Kids - Lifestyle - loveSND

Finding a Balance Between Giving and Receiving

The holidays are over and we are bummed. It was such a whirlwind couple of months for us with family, friends, overseas guests, moves, the kids being home and so much more. Between all of the chaos we call life, we are constantly trying to teach our kids life lessons, learn new things ourselves from everyday life and just make sure we are all living healthy, happy and humble lives. This year, we took on a new adventure during the already busy holiday season that just didn’t pan out like we thought. We are now looking to our readers for their advice and thoughts on how we can better prepare for next year.

Every holiday season we all get together at our parents’ house, exchange gifts, and share some amazing memories together. This year was no different. We had an amazing Christmas Eve dinner with the most incredible friends and the next morning we all opened our Christmas gifts together. Watching the kids rip through their wrapping paper and light up when they saw their new toys was so joyful to watch and experience for us parents as well as their grandparents.

A few days after Christmas, we all noticed that the excitement of the new toys wore off very quickly and the kids were already making demands for new toys and gadgets that they wanted. It made us realize that they needed to get somewhat of a reality check on appreciating all that they have and giving to others who don’t have as much. The boys were fortunate enough to go to India last year and they saw first hand the misfortunes of people around the world and it’s sort of stuck with them, but they’re at the age where these things are out of sight out of mind. Nina tries to instill these values in the girls as well, but again, to them it’s a far concept that doesn’t really hit home. Diav and Kallan are of course still too young to appreciate these life lessons so Dipti tries to start them early by explaining to Diav that contrary to what he thinks, he does not “need” this new toy, he “wants” it (insert tantrum).

This year we decided that we wanted the kids to experience something closer to home and see that not everyone who lives close to them lives like them. We decided that we were going to start a new holiday tradition where we have the kids give to those less fortunate. We sought out to find a charity where we could have the kids meet other kids like them and even give them a Christmas present that they picked out themselves. We thought it would instill consideration and empathy that they may not feel when things are just talked about.

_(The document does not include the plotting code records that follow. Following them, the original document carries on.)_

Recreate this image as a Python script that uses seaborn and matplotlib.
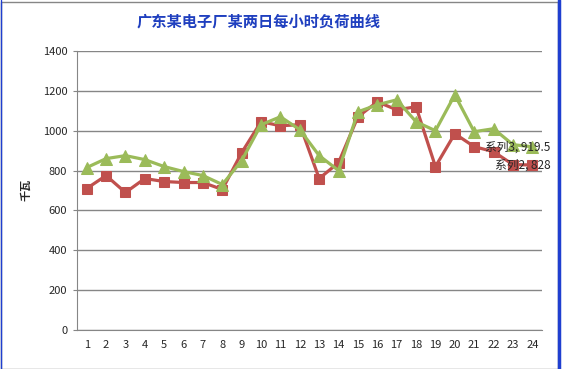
import matplotlib
matplotlib.use("Agg")
import matplotlib.pyplot as plt
import pandas as pd
import seaborn as sns
from matplotlib.patches import Rectangle

hours = list(range(1, 25))
series2 = [710, 775, 690, 760, 745, 740, 740, 705, 890, 1045, 1025, 1030,
           760, 840, 1070, 1145, 1105, 1120, 820, 985, 920, 895, 830, 828]
series3 = [815, 860, 875, 855, 820, 795, 775, 730, 850, 1030, 1070, 1005,
           875, 800, 1095, 1130, 1155, 1045, 1000, 1180, 995, 1010, 930, 919.5]
series_names = ["系列2", "系列3"]
colors = ["#C0504D", "#9BBB59"]
markers = ["s", "^"]
title = "广东某电子厂某两日每小时负荷曲线"
ylabel = "千瓦"

sns.set_style("white")
plt.rcParams["font.family"] = ["Noto Sans CJK SC", "DejaVu Sans"]

df = pd.DataFrame({
    "hour": hours * 2,
    "load": series2 + series3,
    "series": [series_names[0]] * 24 + [series_names[1]] * 24,
})

fig = plt.figure(figsize=(5.62, 3.69), dpi=100)
ax = fig.add_axes([77 / 562, 1 - 330 / 369, 465 / 562, 279 / 369])

for name, c, m in zip(series_names, colors, markers):
    sub = df[df["series"] == name]
    sns.lineplot(data=sub, x="hour", y="load", ax=ax, color=c, marker=m,
                 markersize=7 if m == "s" else 8, markeredgecolor=c,
                 linewidth=2.3, legend=False)

ax.set_xlim(0.5, 24.5)
ax.set_ylim(0, 1400)
ax.set_yticks(range(0, 1401, 200))
ax.set_xticks(hours)
ax.tick_params(axis="both", labelsize=8, pad=4)
ax.tick_params(axis="y", length=3, color="#868686", direction="out", left=True)
ax.tick_params(axis="x", length=0, pad=7)
ax.grid(axis="y", color="#868686", linewidth=1)
ax.set_axisbelow(True)
for s in ["top", "right"]:
    ax.spines[s].set_visible(False)
for s in ["left", "bottom"]:
    ax.spines[s].set_color("#868686")
ax.set_xlabel("")
ax.set_ylabel("")
fig.text(26 / 562, 1 - 190 / 369, ylabel, rotation=90, ha="center",
         va="center", fontsize=8, fontweight="bold")

ax.annotate(f"{series_names[1]}, {series3[-1]}", (hours[-1], series3[-1]),
            xytext=(18, 0), textcoords="offset pixels", ha="right",
            va="center", fontsize=8.5, annotation_clip=False)
ax.annotate(f"{series_names[0]}, {series2[-1]}", (hours[-1], series2[-1]),
            xytext=(18, 0), textcoords="offset pixels", ha="right",
            va="center", fontsize=8.5, annotation_clip=False)

fig.text(259 / 562, 1 - 21 / 369, title, ha="center", va="center",
         fontsize=11, fontweight="bold", color="#1F3FBF")

fig.add_artist(Rectangle((0.002, 0.0), 0.99, 0.995, transform=fig.transFigure,
                         fill=False, edgecolor="#868686", linewidth=1))
fig.add_artist(plt.Line2D([0.9955, 0.9955], [0, 1], transform=fig.transFigure,
                          color="#1F3FD0", linewidth=2.5))
fig.add_artist(plt.Line2D([0.001, 0.001], [0, 1], transform=fig.transFigure,
                          color="#1F3FD0", linewidth=1))

fig.savefig("out.png", dpi=100)
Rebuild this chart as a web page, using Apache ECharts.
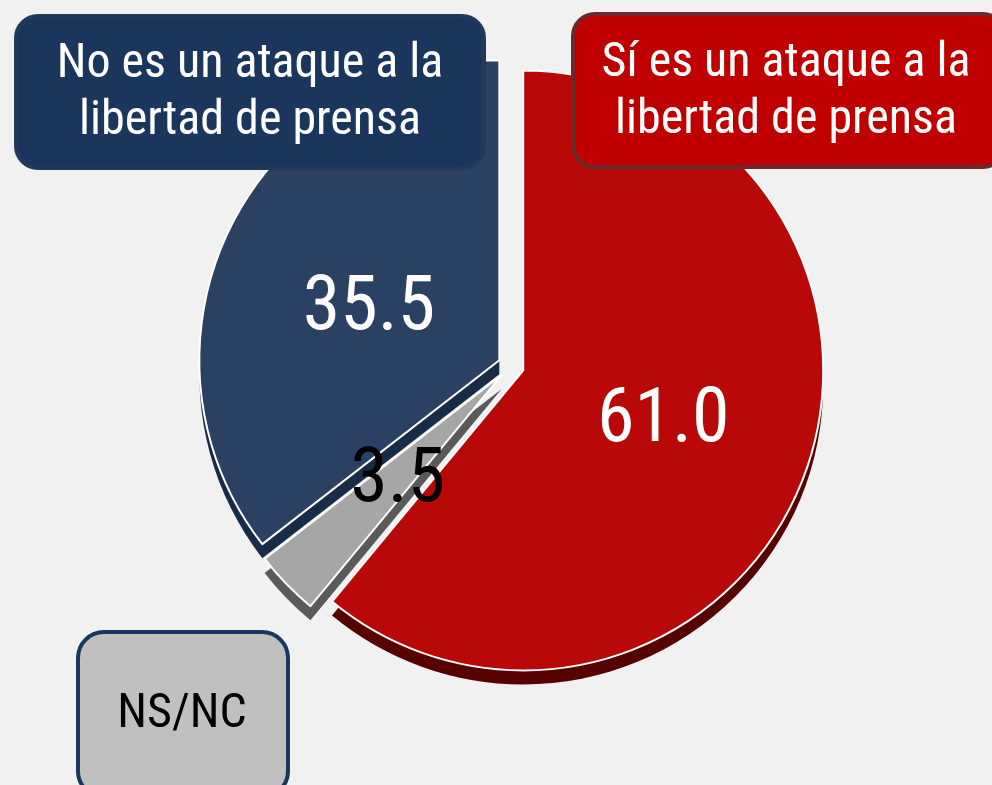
<!DOCTYPE html>
<html>
<head>
<meta charset="utf-8">
<script src="https://cdn.jsdelivr.net/npm/echarts@6/dist/echarts.min.js"></script>
<style>
  html, body { margin: 0; padding: 0; background: #f1f1f1; }
  #main { width: 992px; height: 785px; }
</style>
</head>
<body>
<div id="main"></div>
<script>
// datos de la encuesta
var categorias = ['Sí es un ataque a la\nlibertad de prensa', 'NS/NC', 'No es un ataque a la\nlibertad de prensa'];
var valores = [61.0, 3.5, 35.5];

var colores = ['#b80808', '#a6a6a6', '#2a4163'];
var coloresFondo = ['#560000', '#5a5a5a', '#182c48'];
var coloresLabel = ['#ffffff', '#000000', '#ffffff'];
// pequeños ajustes de posición de las etiquetas
var ajusteLabel = [[-4, 0], [6, 0], [7, 17]];

var fuente = "'Roboto Condensed', 'Liberation Sans Narrow', 'Arial Narrow', Roboto, sans-serif";

var myChart = echarts.init(document.getElementById('main'));

function datosPie(cols, conLabel) {
  return valores.map(function (v, i) {
    return {
      name: categorias[i],
      value: v,
      selected: true,
      itemStyle: { color: cols[i] },
      label: conLabel ? { color: coloresLabel[i] } : { show: false }
    };
  });
}

function caja(x, y, w, h, r, fill, stroke, texto, tx, ty, color) {
  return {
    type: 'group',
    children: [
      {
        type: 'rect', z: 100,
        shape: { x: x, y: y, width: w, height: h, r: r },
        style: { fill: fill, stroke: stroke, lineWidth: 4 }
      },
      {
        type: 'text', z: 101,
        x: tx, y: ty,
        style: {
          text: texto, fill: color, font: '48px ' + fuente,
          align: 'center', verticalAlign: 'middle', lineHeight: 57
        }
      }
    ]
  };
}

var option = {
  backgroundColor: '#f1f1f1',
  animation: false,
  series: [
    // "profundidad" 3D (capa de abajo)
    {
      type: 'pie',
      z: 1,
      center: [511, 380],
      radius: [0, 300],
      startAngle: 90,
      clockwise: true,
      selectedMode: 'multiple',
      selectedOffset: 13,
      silent: true,
      label: { show: false },
      labelLine: { show: false },
      itemStyle: { borderColor: 'rgba(0,0,0,0)', borderWidth: 0 },
      select: { itemStyle: { borderWidth: 0 } },
      emphasis: { disabled: true },
      data: datosPie(coloresFondo, false)
    },
    // cara superior
    {
      type: 'pie',
      z: 2,
      center: [511, 366],
      radius: [0, 300],
      startAngle: 90,
      clockwise: true,
      selectedMode: 'multiple',
      selectedOffset: 13,
      label: {
        show: true,
        position: 'inside',
        formatter: function (p) { return p.value.toFixed(1); },
        fontFamily: fuente,
        fontSize: 76
      },
      labelLayout: function (p) {
        var a = ajusteLabel[p.dataIndex];
        return { dx: a[0], dy: a[1] };
      },
      labelLine: { show: false },
      itemStyle: { borderColor: '#ffffff', borderWidth: 2 },
      select: { itemStyle: { borderColor: '#ffffff', borderWidth: 2 } },
      emphasis: { disabled: true },
      data: datosPie(colores, true)
    }
  ],
  graphic: [
    caja(16, 16, 468, 152, 22, '#1a365d', '#223a5a', categorias[2], 250, 93, '#ffffff'),
    caja(573, 14, 432, 153, 22, '#c00000', '#6b2a2a', categorias[0], 786, 92, '#ffffff'),
    caja(78, 632, 210, 165, 26, '#c0c0c0', '#17375e', categorias[1], 182, 715, '#000000')
  ]
};

myChart.setOption(option);
</script>
</body>
</html>
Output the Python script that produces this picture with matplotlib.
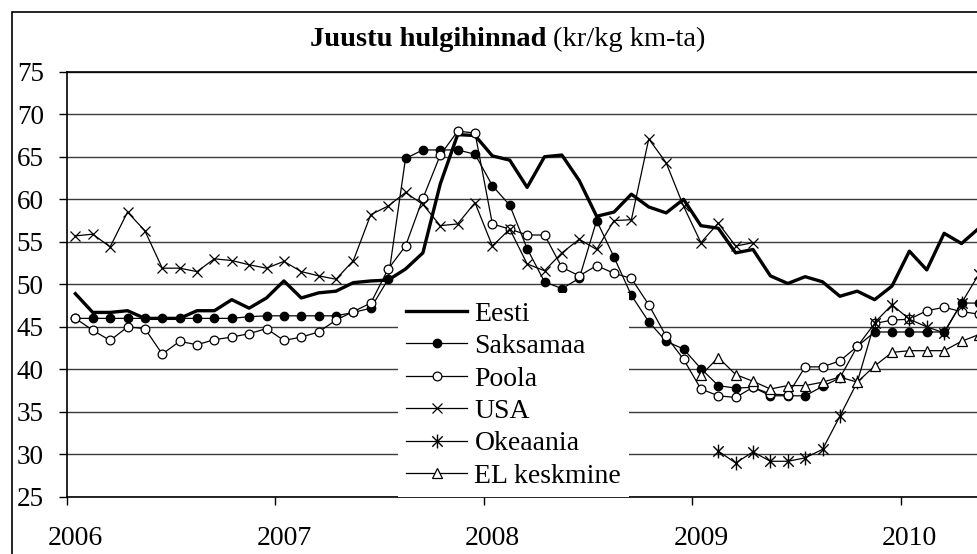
import numpy as np
import matplotlib
matplotlib.use('Agg')
import matplotlib.pyplot as plt
from matplotlib.path import Path
from matplotlib.patches import Rectangle

plt.rcParams['font.family'] = ['Liberation Serif', 'DejaVu Serif']

# kuud: jaan 2006 ... mai 2010
years = ['2006', '2007', '2008', '2009', '2010']
nan = np.nan

eesti = [48.9, 46.7, 46.7, 46.9, 46.0, 46.0, 46.0, 46.9, 46.9, 48.2, 47.2, 48.4,
         50.4, 48.4, 49.0, 49.2, 50.2, 50.4, 50.5, 51.8, 53.7, 61.8, 67.6, 67.5,
         65.1, 64.6, 61.4, 65.0, 65.2, 62.2, 58.0, 58.5, 60.6, 59.1, 58.4, 60.0,
         56.9, 56.6, 53.7, 54.1, 51.0, 50.1, 50.9, 50.3, 48.6, 49.2, 48.2, 49.8,
         53.9, 51.7, 56.0, 54.8, 56.6]
saksamaa = [46.0, 46.0, 46.0, 46.0, 46.0, 46.0, 46.0, 46.0, 46.0, 46.0, 46.2, 46.3,
            46.3, 46.3, 46.3, 46.3, 46.7, 47.2, 50.6, 64.8, 65.8, 65.8, 65.8, 65.3,
            61.6, 59.3, 54.2, 50.3, 49.5, 50.7, 57.5, 53.2, 48.7, 45.6, 43.3, 42.4,
            40.1, 38.1, 37.8, 37.9, 36.9, 36.9, 36.9, 38.0, 39.0, 42.7, 44.4, 44.4,
            44.4, 44.4, 44.4, 47.8, 47.8]
poola = [46.0, 44.6, 43.4, 45.0, 44.8, 41.8, 43.3, 42.9, 43.5, 43.8, 44.2, 44.8,
         43.4, 43.8, 44.4, 45.8, 46.8, 47.8, 51.8, 54.5, 60.1, 65.2, 68.0, 67.8,
         57.1, 56.5, 55.8, 55.8, 52.0, 51.0, 52.2, 51.3, 50.7, 47.6, 43.9, 41.2,
         37.7, 36.9, 36.7, 37.9, 37.1, 37.0, 40.3, 40.3, 41.0, 42.7, 45.4, 45.8,
         45.9, 46.9, 47.3, 46.8, 46.5]
usa = [55.7, 55.9, 54.4, 58.5, 56.3, 51.9, 51.9, 51.5, 53.0, 52.8, 52.3, 51.9,
       52.7, 51.5, 51.0, 50.6, 52.8, 58.2, 59.2, 60.8, 59.4, 56.9, 57.1, 59.6,
       54.5, 56.5, 52.4, 51.6, 53.7, 55.3, 54.1, 57.5, 57.6, 67.1, 64.3, 59.2,
       54.9, 57.2, 54.5, 54.9] + [nan] * 13
okeaania = [nan] * 37 + [30.4, 29.0, 30.3, 29.2, 29.2, 29.6, 30.6, 34.5, 38.5,
                         45.5, 47.6, 45.9, 45.0, 44.3, 47.8, 51.2]
el_keskmine = [nan] * 36 + [39.3, 41.4, 39.4, 38.6, 37.7, 38.1, 38.1, 38.5, 39.1,
                            38.5, 40.4, 42.0, 42.2, 42.2, 42.2, 43.3, 44.1]

x = np.arange(len(eesti))

# Exceli "täht" marker: x + püstjoon
star = Path([(0, -1), (0, 1), (-0.75, -0.75), (0.75, 0.75), (-0.75, 0.75), (0.75, -0.75)],
            [Path.MOVETO, Path.LINETO, Path.MOVETO, Path.LINETO, Path.MOVETO, Path.LINETO])

fig = plt.figure(figsize=(9.78, 5.54), dpi=100)
ax = fig.add_axes([66.7 / 978, 57 / 554, 54 * 17.375 / 978, 425.3 / 554])

# välimine raam
fig.patches.append(Rectangle((11.7 / 978, -0.1), 2, 1.1 - 11.7 / 554, transform=fig.transFigure,
                             fill=False, edgecolor='black', lw=1.2))

thin = 0.9
ax.plot(x, eesti, color='black', lw=2.4, label='Eesti', zorder=3)
ax.plot(x, saksamaa, color='black', lw=thin, marker='o', ms=6, mfc='black', mec='black',
        label='Saksamaa', zorder=3)
ax.plot(x, poola, color='black', lw=thin, marker='o', ms=6.3, mfc='white', mec='black', mew=0.9,
        label='Poola', zorder=3)
ax.plot(x, usa, color='black', lw=thin, marker='x', ms=7.5, mew=0.9, label='USA', zorder=3)
ax.plot(x, okeaania, color='black', lw=thin, marker=star, ms=10, mew=1.0, label='Okeaania', zorder=3)
ax.plot(x, el_keskmine, color='black', lw=thin, marker='^', ms=7, mfc='white', mec='black',
        mew=0.9, label='EL keskmine', zorder=3)

ax.set_ylim(25, 75)
ax.set_yticks(range(25, 80, 5))
ax.set_xlim(-0.5, 53.5)
ax.set_xticks(np.arange(-0.5, 54, 12))
ax.set_xticklabels([])
ax.set_xticks(np.arange(0, 53, 12), minor=True)
ax.set_xticklabels(years, minor=True)
ax.tick_params(axis='x', which='major', direction='out', length=6, width=1)
ax.tick_params(axis='x', which='minor', length=0, pad=21, labelsize=20)
ax.tick_params(axis='y', direction='out', length=6, width=1, pad=10.5, labelsize=19.5)

ax.yaxis.grid(True, color='#3a3a3a', lw=1)
ax.set_axisbelow(True)
for s in ['left', 'bottom', 'top']:
    ax.spines[s].set_linewidth(1.2)
ax.spines['right'].set_visible(False)

leg = ax.legend(loc='upper left', bbox_to_anchor=(398 / 978, 1 - 293 / 554),
                bbox_transform=fig.transFigure, fontsize=20, frameon=True, fancybox=False,
                edgecolor='none', facecolor='white', framealpha=1, borderpad=0.3,
                handlelength=2.2, handletextpad=0.25, labelspacing=0.25, borderaxespad=0)
leg.set_zorder(5)

fig.text(547 / 978, 1 - 45.7 / 554, 'Juustu hulgihinnad', ha='right', va='baseline',
         fontsize=20.5, fontweight='bold')
fig.text(553 / 978, 1 - 45.7 / 554, '(kr/kg km-ta)', ha='left', va='baseline', fontsize=20.5)

fig.savefig('out.png', dpi=100)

Unfortunately, the process of finding the charity turned out to be the hard part! Our friends host amazing charitable events where the kids can shop for and drop off gifts to a location and the host then donates those gifts onward. There were many other drop off locations, such as hospitals, the salvation army, and local fire departments. Because we wanted the kids to be able to talk to other less fortunate kids, we started our search by reaching out to orphanages and hospitals. Both places said they only had drop offs and we were not able to meet the kids. We then expanded our search to local charities, Adopt a family, and homeless shelters. After lots of research and endless phone calls and road blocks, we finally found a local women and children’s shelter that could arrange us all to come and spend time with the families and give them some gifts and goodies. Due to the fact that we only found them a week before Christmas, our schedules didn’t match up and we weren’t able to go during the holidays. We are going at a later date because the ideas and lessons have not changed, but the whole process threw us off totally. We couldn’t believe how hard it was to find a place where we could meet kids and talk to them and share stories. We didn’t know if maybe we were just looking in the wrong spots or if there really just isn’t a way to do this.

We wanted to turn to you all and ask if you know of a way to have the kids go through this incredibly important experience. We were informed that most places we were looking into had privacy issues and we completely understand that. Are there other organizations or charities that hold these events for the less fortunate where it isn’t just a drop off? Is it something we need to look into hosting ourselves (which we are now considering doing if there isn’t a better option)? Tell us what we’re missing!